Alles, was man tut, um vor den Menschen als fromm zu erscheinen, ist Heuchelei. In manchen christlichen Kreisen wird der fromme Schein geradezu erwartet. Bei uns sollte das nicht so sein, selbst wenn es uns ab und zu bequemer vorkommt.

„Denn wir vermögen nichts gegen die Wahrheit, sondern [nur] für die Wahrheit.“ (2. Korinther 13,8) Weshalb ist das so? Am Ende fallen alle Masken, hört alle Schauspielerei auf (Lukas 12,1-2). Diese Tatsache sollte uns anspornen, schon jetzt ehrlich und wahr zu sein. Jesus will „echte“ Leute haben. Er ruft uns in die Gemeinde, damit wir es lernen „authentisch“ zu leben.

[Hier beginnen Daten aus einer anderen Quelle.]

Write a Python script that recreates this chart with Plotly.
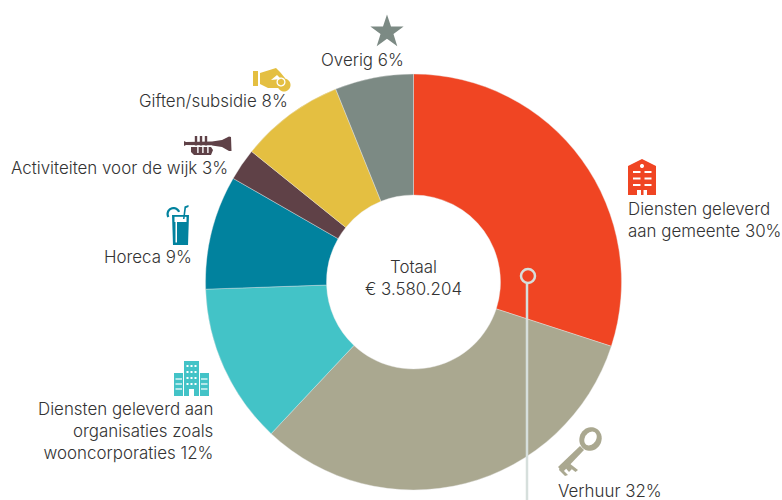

Noch 3 Vorschläge, wie du dich konsequent von aller „Heuchelei“ befreien kannst:

➢   Raffe dich neu dazu auf, dich der Wahrheit Gottes, wie sie dir in der Bibel begegnet, zu stellen. Darin begegnest du Jesus Christus.

➢   Bringe den Mut auf, die erkannte Wahrheit konsequent in die Tat umzusetzen. Nur so wird die Botschaft Jesu Christi wieder glaubwürdig.

➢   Bitte um Geistesgegenwart, damit du in den jeweiligen Situationen daran erinnert wirst, in Liebe die Wahrheit zu sagen, damit Jesus, die Wahrheit, durch dich geehrt wird.